→ Challenge
Provide the number of lines containing the word "matplotlib", and nothing else.

→ Provided data
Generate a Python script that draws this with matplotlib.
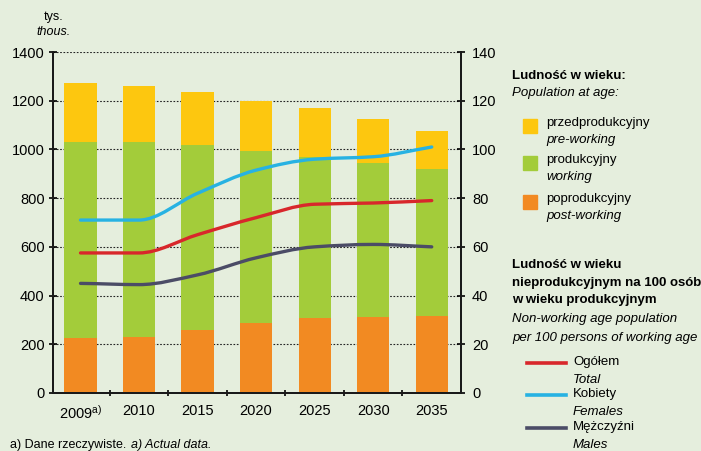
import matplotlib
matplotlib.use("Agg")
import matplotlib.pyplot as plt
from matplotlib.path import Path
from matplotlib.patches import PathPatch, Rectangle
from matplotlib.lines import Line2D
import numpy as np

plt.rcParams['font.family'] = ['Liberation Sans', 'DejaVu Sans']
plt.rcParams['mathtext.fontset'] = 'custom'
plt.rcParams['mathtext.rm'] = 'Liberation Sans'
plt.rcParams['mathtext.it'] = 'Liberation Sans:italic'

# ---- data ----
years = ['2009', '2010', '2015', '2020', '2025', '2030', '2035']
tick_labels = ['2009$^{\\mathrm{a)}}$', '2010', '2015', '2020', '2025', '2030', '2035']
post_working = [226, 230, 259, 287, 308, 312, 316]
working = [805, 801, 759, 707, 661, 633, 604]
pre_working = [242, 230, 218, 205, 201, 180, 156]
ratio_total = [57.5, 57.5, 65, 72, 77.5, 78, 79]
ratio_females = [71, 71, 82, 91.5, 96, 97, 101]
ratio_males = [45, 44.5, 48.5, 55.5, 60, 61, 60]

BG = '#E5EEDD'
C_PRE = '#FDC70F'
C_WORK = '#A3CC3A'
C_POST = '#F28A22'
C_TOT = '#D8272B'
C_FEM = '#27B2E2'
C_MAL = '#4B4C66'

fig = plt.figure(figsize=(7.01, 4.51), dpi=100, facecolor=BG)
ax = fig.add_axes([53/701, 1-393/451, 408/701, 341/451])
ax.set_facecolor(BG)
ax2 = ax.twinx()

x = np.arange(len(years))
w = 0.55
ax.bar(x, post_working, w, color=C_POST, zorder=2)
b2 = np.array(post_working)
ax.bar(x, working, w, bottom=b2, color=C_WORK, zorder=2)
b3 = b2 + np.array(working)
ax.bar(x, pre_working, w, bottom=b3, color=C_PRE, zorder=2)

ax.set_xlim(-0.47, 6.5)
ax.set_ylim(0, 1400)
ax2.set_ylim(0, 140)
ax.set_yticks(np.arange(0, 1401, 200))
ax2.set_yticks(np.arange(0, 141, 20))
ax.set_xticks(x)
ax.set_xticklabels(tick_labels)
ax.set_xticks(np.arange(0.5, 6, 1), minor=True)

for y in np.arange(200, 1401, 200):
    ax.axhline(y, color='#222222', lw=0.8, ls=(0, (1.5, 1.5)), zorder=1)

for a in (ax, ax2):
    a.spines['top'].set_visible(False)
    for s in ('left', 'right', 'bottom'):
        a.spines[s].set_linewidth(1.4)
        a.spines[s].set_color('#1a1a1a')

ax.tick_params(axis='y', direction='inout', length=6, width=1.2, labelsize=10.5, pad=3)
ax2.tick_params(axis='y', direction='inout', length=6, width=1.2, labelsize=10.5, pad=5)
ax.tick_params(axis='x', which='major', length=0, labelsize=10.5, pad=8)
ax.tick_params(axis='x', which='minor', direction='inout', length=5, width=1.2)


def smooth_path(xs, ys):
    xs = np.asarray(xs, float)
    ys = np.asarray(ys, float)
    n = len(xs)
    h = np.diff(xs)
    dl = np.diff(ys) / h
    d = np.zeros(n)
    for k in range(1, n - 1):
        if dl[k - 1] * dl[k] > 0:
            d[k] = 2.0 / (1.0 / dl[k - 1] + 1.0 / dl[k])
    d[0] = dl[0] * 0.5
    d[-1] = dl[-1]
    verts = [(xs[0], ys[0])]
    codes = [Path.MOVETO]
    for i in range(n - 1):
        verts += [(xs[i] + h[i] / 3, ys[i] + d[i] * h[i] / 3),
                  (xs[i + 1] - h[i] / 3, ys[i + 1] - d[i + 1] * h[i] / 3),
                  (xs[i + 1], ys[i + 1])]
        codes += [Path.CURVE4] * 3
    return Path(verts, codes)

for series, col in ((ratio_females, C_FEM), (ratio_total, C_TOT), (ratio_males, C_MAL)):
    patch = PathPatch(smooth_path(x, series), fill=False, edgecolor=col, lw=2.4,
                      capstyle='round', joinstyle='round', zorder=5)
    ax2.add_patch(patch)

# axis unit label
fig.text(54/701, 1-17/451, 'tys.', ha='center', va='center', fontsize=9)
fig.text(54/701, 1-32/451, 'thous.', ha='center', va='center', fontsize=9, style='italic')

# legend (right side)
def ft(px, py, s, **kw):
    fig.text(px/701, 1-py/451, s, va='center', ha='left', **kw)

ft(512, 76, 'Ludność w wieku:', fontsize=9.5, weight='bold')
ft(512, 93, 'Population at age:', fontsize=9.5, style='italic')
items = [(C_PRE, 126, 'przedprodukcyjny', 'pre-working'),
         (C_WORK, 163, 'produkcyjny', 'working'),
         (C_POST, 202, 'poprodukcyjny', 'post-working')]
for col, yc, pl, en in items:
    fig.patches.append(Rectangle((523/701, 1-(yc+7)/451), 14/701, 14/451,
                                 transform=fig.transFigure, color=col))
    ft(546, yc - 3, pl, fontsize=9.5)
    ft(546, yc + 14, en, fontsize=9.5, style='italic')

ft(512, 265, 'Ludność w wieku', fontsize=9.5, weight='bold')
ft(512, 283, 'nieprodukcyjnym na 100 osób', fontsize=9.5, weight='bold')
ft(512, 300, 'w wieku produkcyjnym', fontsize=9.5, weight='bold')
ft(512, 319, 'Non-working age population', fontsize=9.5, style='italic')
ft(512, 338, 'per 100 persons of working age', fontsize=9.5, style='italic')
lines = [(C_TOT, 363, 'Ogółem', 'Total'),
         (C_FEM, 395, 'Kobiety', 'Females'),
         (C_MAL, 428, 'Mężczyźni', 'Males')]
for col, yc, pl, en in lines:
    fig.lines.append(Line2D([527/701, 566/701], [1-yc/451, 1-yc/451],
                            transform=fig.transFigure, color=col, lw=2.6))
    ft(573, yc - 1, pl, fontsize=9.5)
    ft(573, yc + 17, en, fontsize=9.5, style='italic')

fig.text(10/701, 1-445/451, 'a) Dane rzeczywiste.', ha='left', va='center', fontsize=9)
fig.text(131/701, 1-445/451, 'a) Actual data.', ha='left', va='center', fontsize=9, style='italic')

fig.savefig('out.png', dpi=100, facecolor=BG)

→ Answer for this exercise
7